Acidic bogs are poor in nitrogen and other nutrients, thus you find many carnivorous species of plants which trap insects to provide necessary nutrients they can't extract from the soil. Hawley bog is host to round-leaved sundew (Drosera rotundifolia), purple pitcher plants (Sarracenia purpurea), and horned bladderwort (Utricularia cornuta), all carnivorous species.

The flowers of purple pitcher plants rise above the surface of the bog like funky umbrellas. This flower playing host to a fly.
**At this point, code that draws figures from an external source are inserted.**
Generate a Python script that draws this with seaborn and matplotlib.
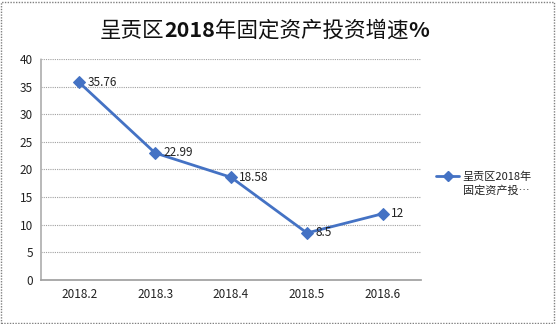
import matplotlib
matplotlib.use("Agg")
import matplotlib.pyplot as plt
import seaborn as sns
import pandas as pd
from matplotlib.patches import Rectangle

months = ["2018.2", "2018.3", "2018.4", "2018.5", "2018.6"]
growth = [35.76, 22.99, 18.58, 8.5, 12]
value_labels = ["35.76", "22.99", "18.58", "8.5", "12"]
y_ticks = [0, 5, 10, 15, 20, 25, 30, 35, 40]
title_parts = [("呈贡区", "normal"), ("2018", "bold"), ("年固定资产投资增速", "normal"), ("%", "bold")]
legend_text = "呈贡区2018年\n固定资产投…"

sns.set_theme(style="white")
plt.rcParams["font.family"] = ["Noto Sans CJK SC", "DejaVu Sans"]

df = pd.DataFrame({"pos": range(len(months)), "month": months, "growth": growth})

fig = plt.figure(figsize=(5.56, 3.24), dpi=100)
ax = fig.add_axes([0.074, 0.136, 0.683, 0.682])

line_color = "#4472C4"
sns.lineplot(data=df, x="pos", y="growth", ax=ax, color=line_color, linewidth=2,
             marker="D", markersize=6, markeredgecolor=line_color, sort=False)

ax.set_xlim(-0.5, len(months) - 0.5)
ax.set_ylim(0, 40)
ax.set_yticks(y_ticks)
ax.set_xticks(range(len(months)))
ax.set_xticklabels(months)
ax.set_xlabel("")
ax.set_ylabel("")
ax.tick_params(axis="both", labelsize=8.5, colors="#222222", length=0, pad=6)

for y in y_ticks[1:]:
    ax.axhline(y, color="#a0a0a0", linewidth=0.8, linestyle=(0, (1, 1)), zorder=0)
for s in ["top", "right"]:
    ax.spines[s].set_visible(False)
ax.spines["left"].set_color("#b0b0b0")
ax.spines["left"].set_linestyle((0, (1, 1)))
ax.spines["bottom"].set_color("#a0a0a0")
ax.spines["bottom"].set_linestyle((0, (1, 1)))

for i, (v, lab) in enumerate(zip(growth, value_labels)):
    ax.annotate(lab, (i, v), xytext=(6, 0), textcoords="offset points",
                fontsize=8.5, va="center", ha="left", color="#222222")

# title: mixed weights, laid out piece by piece and centred
renderer = fig.canvas.get_renderer()
pieces = [fig.text(0, 0.905, t, fontsize=15.5, fontweight=w, va="center",
                   ha="left", color="#111111") for t, w in title_parts]
widths = [p.get_window_extent(renderer).width / fig.bbox.width for p in pieces]
x = 0.476 - sum(widths) / 2
for p, w in zip(pieces, widths):
    p.set_x(x)
    x += w

# legend entry
fig.add_artist(plt.Line2D([0.784, 0.826], [0.457, 0.457], color=line_color,
                          linewidth=2, transform=fig.transFigure))
fig.add_artist(plt.Line2D([0.805], [0.457], color=line_color, marker="D",
                          markersize=5, transform=fig.transFigure))
fig.text(0.832, 0.432, legend_text, fontsize=8, va="center", ha="left",
         color="#222222", linespacing=1.4)

fig.add_artist(Rectangle((0.002, 0.003), 0.994, 0.992, transform=fig.transFigure,
                         fill=False, edgecolor="#808080", linewidth=1,
                         linestyle=(0, (1, 1))))

fig.savefig("out.png", dpi=100)
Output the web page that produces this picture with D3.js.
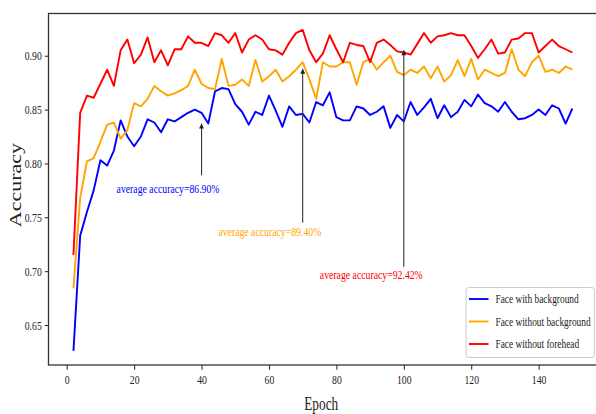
<!DOCTYPE html>
<html>
<head>
<meta charset="utf-8">
<script src="https://cdn.jsdelivr.net/npm/d3@7"></script>
<style>
  body { margin: 0; background: #fff; }
  text { font-family: "Liberation Serif", "Times New Roman", serif; fill: #222; }
  .axis path { display: none; }
  .axis line { stroke: #222; stroke-width: 1; }
</style>
</head>
<body>
<div id="chart"></div>
<script>

var epochs = [2, 4, 6, 8, 10, 12, 14, 16, 18, 20,
  22, 24, 26, 28, 30, 32, 34, 36, 38, 40,
  42, 44, 46, 48, 50, 52, 54, 56, 58, 60,
  62, 64, 66, 68, 70, 72, 74, 76, 78, 80,
  82, 84, 86, 88, 90, 92, 94, 96, 98, 100,
  102, 104, 106, 108, 110, 112, 114, 116, 118, 120,
  122, 124, 126, 128, 130, 132, 134, 136, 138, 140,
  142, 144, 146, 148, 150];

var withBackground = [0.626, 0.733, 0.755, 0.775, 0.803, 0.798, 0.812, 0.840, 0.825, 0.816,
  0.825, 0.841, 0.838, 0.829, 0.841, 0.839, 0.843, 0.847, 0.850, 0.847,
  0.837, 0.867, 0.870, 0.869, 0.855, 0.848, 0.836, 0.848, 0.845, 0.863,
  0.849, 0.834, 0.853, 0.845, 0.846, 0.838, 0.857, 0.854, 0.866, 0.843,
  0.840, 0.840, 0.853, 0.851, 0.845, 0.848, 0.853, 0.833, 0.845, 0.839,
  0.857, 0.845, 0.852, 0.860, 0.842, 0.854, 0.843, 0.848, 0.859, 0.853,
  0.864, 0.856, 0.853, 0.848, 0.857, 0.848, 0.841, 0.842, 0.845, 0.850,
  0.845, 0.854, 0.851, 0.837, 0.851];

var withoutBackground = [0.684, 0.768, 0.802, 0.805, 0.820, 0.836, 0.838, 0.823, 0.831, 0.856,
  0.853, 0.860, 0.872, 0.867, 0.863, 0.865, 0.868, 0.872, 0.887, 0.874,
  0.870, 0.869, 0.897, 0.872, 0.873, 0.878, 0.872, 0.896, 0.876, 0.881,
  0.887, 0.876, 0.881, 0.887, 0.894, 0.878, 0.860, 0.894, 0.890, 0.890,
  0.894, 0.894, 0.873, 0.894, 0.897, 0.887, 0.894, 0.900, 0.885, 0.882,
  0.887, 0.884, 0.890, 0.879, 0.890, 0.876, 0.882, 0.896, 0.881, 0.897,
  0.878, 0.887, 0.884, 0.881, 0.884, 0.906, 0.887, 0.881, 0.894, 0.900,
  0.885, 0.887, 0.884, 0.890, 0.887];

var withoutForehead = [0.715, 0.847, 0.863, 0.861, 0.874, 0.887, 0.872, 0.905, 0.915, 0.893,
  0.901, 0.917, 0.894, 0.905, 0.891, 0.906, 0.906, 0.918, 0.912, 0.912,
  0.909, 0.921, 0.919, 0.912, 0.921, 0.903, 0.915, 0.919, 0.915, 0.906,
  0.905, 0.901, 0.912, 0.921, 0.924, 0.905, 0.894, 0.902, 0.919, 0.906,
  0.894, 0.912, 0.910, 0.909, 0.894, 0.912, 0.915, 0.910, 0.904, 0.903,
  0.901, 0.911, 0.921, 0.912, 0.918, 0.919, 0.921, 0.919, 0.919, 0.909,
  0.898, 0.906, 0.915, 0.902, 0.903, 0.915, 0.916, 0.921, 0.921, 0.903,
  0.909, 0.915, 0.909, 0.906, 0.903];

var seriesNames = ["Face with background", "Face without background", "Face without forehead"];
var seriesColors = ["#0000ff", "#ffa500", "#ff0000"];

var xTicks = [0, 20, 40, 60, 80, 100, 120, 140];
var yTicks = [0.65, 0.70, 0.75, 0.80, 0.85, 0.90];

// annotations: text, arrow epoch, arrow tip / tail values, text anchor (epoch, value)
var annText = ["average accuracy=86.90%", "average accuracy=89.40%", "average accuracy=92.42%"];
var annEpoch = [40, 70, 100];
var annTip = [0.837, 0.888, 0.905];
var annTail = [0.789, 0.745, 0.704];
var annTextX = [14.8, 45, 75.1];
var annTextY = [0.777, 0.737, 0.697];

var squeeze = 0.75; // the picture is narrower than the fonts

var W = 596, H = 414;
var margin = {top: 13.5, right: -1.3, bottom: 49, left: 48.5},
    width = W - margin.left - margin.right,
    height = H - margin.top - margin.bottom;

var svg = d3.select("#chart").append("svg")
    .attr("width", W)
    .attr("height", H);

var g = svg.append("g")
    .attr("transform", "translate(" + margin.left + "," + margin.top + ")");

var x = d3.scaleLinear().domain([-5.4, 157.4]).range([0, width]);
var y = d3.scaleLinear().domain([0.6129, 0.9392]).range([height, 0]);

// squeeze a text horizontally around its own x
function condense(sel, k) {
  sel.each(function() {
    var x0 = +d3.select(this).attr("x") || 0;
    d3.select(this).attr("transform",
      "translate(" + x0 + ",0) scale(" + k + ",1) translate(" + (-x0) + ",0)");
  });
}

// x axis
var xAxis = g.append("g")
    .attr("class", "axis")
    .attr("transform", "translate(0," + height + ")")
    .call(d3.axisBottom(x).tickValues(xTicks).tickSize(4.7).tickPadding(5).tickFormat(d3.format("d")));
xAxis.selectAll("text").style("font-size", "13px");
condense(xAxis.selectAll("text"), squeeze);

// y axis
var yAxis = g.append("g")
    .attr("class", "axis")
    .call(d3.axisLeft(y).tickValues(yTicks).tickSize(3.7).tickPadding(3).tickFormat(d3.format(".2f")));
yAxis.selectAll("text").style("font-size", "13px");
condense(yAxis.selectAll("text"), squeeze);

// lines
var lineData = [withBackground, withoutBackground, withoutForehead];
var line = d3.line()
    .x(function(d, i) { return x(epochs[i]); })
    .y(function(d) { return y(d); });

lineData.forEach(function(s, i) {
  g.append("path")
    .datum(s)
    .attr("fill", "none")
    .attr("stroke", seriesColors[i])
    .attr("stroke-width", 1.9)
    .attr("stroke-linejoin", "round")
    .attr("d", line);
});

// arrow head
svg.append("defs").append("marker")
    .attr("id", "head")
    .attr("viewBox", "0 0 10 10")
    .attr("refX", 10).attr("refY", 5)
    .attr("markerWidth", 6).attr("markerHeight", 5)
    .attr("markerUnits", "userSpaceOnUse")
    .attr("orient", "auto")
  .append("path")
    .attr("d", "M0,0 L10,5 L0,10 z")
    .attr("fill", "#222");

annText.forEach(function(t, i) {
  g.append("line")
    .attr("x1", x(annEpoch[i])).attr("x2", x(annEpoch[i]))
    .attr("y1", y(annTail[i])).attr("y2", y(annTip[i]))
    .attr("stroke", "#333")
    .attr("stroke-width", 1.1)
    .attr("marker-end", "url(#head)");

  var txt = g.append("text")
    .attr("x", x(annTextX[i]))
    .attr("y", y(annTextY[i]))
    .attr("dy", "0.35em")
    .style("font-size", "13px")
    .style("fill", seriesColors[i])
    .text(t);
  condense(txt, squeeze);
});

// spines
g.append("rect")
    .attr("x", 0).attr("y", 0)
    .attr("width", width).attr("height", height)
    .attr("fill", "none")
    .attr("stroke", "#333")
    .attr("stroke-width", 1.3);

// axis labels
var xl = svg.append("text")
    .attr("x", margin.left + x(75.5))
    .attr("y", 410)
    .attr("text-anchor", "middle")
    .style("font-size", "19px")
    .text("Epoch");
condense(xl, 0.7);

svg.append("text")
    .attr("transform", "translate(20.5,185) rotate(-90) scale(1," + squeeze + ")")
    .attr("text-anchor", "middle")
    .style("font-size", "22px")
    .text("Accuracy");

// legend
var legend = svg.append("g").attr("transform", "translate(466,287.5)");
legend.append("rect")
    .attr("width", 128.5).attr("height", 70)
    .attr("rx", 3)
    .attr("fill", "#fff")
    .attr("fill-opacity", 0.85)
    .attr("stroke", "#ccc")
    .attr("stroke-width", 1);

seriesNames.forEach(function(n, i) {
  var row = legend.append("g").attr("transform", "translate(0," + (11.5 + i * 22.5) + ")");
  row.append("line")
    .attr("x1", 3).attr("x2", 22.5)
    .attr("stroke", seriesColors[i])
    .attr("stroke-width", 1.9);
  var t = row.append("text")
    .attr("x", 29.5)
    .attr("dy", "0.35em")
    .style("font-size", "12.5px")
    .text(n);
  condense(t, squeeze);
});

</script>
</body>
</html>
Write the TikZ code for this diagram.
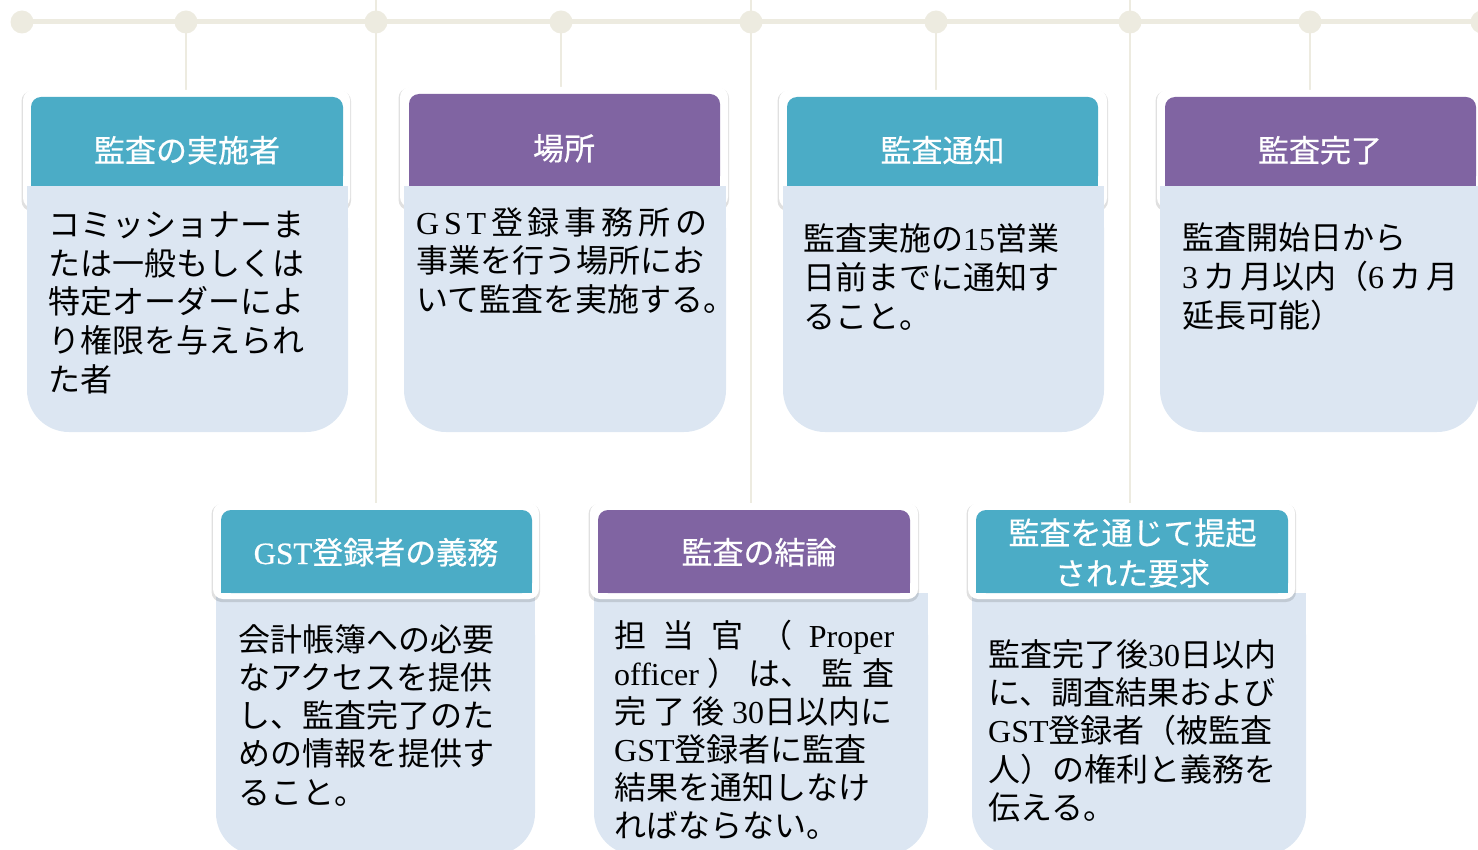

The flowers of horned bladderwort are quite striking in their own right. The leaves of this plant contain tiny bladders which trap very small invertebrates.
In addition to the carnivorous plants, Hawley Bog also hosts several species of bog orchids. Another group of plants that are just as fascinating and beautiful in my mind.

Grass pink orchids (Calopogon tuberosus) are perhaps my favorite species of orchid. Beautiful and associated with the fairly rare bog habitat.

Rose pogonia (Pogonia ophioglossoides) is another beautiful pink orchid commonly found in bogs and fens.
Rose pogonia (or snakemouth orchid) from the side.
Although I don't associate it as much with bogs as the previous two species, white-fringed orchis (Platanthera blephariglottis) grows out on the Hawley Bog and blooms slightly later in the summer than the other two species. Luckily this plant was farther along than most of the other specimens.
Finally, around the edges of the bog grows yellow loosestrife or swamp candles (Lysimachia terrestris), a wetland indicator plant. As a young birder, I used to love yellow loosestrife because of its beautiful yellow spike of flowers, making it easy to identify, and its apt and poetic alternate name, swamp candle.

Swamp candles add their bright flame to the wetland complex. Yellow loosestrife is the only local yellow-colored loosestrife species that doesn't have leaves obscuring the yellow flowers.


  1. Great photos. Nice to have so many in bloom for your visit.

    1. Thanks Ray! Yeah, lucky timing on the blooms. I wasn't sure what I was going to get.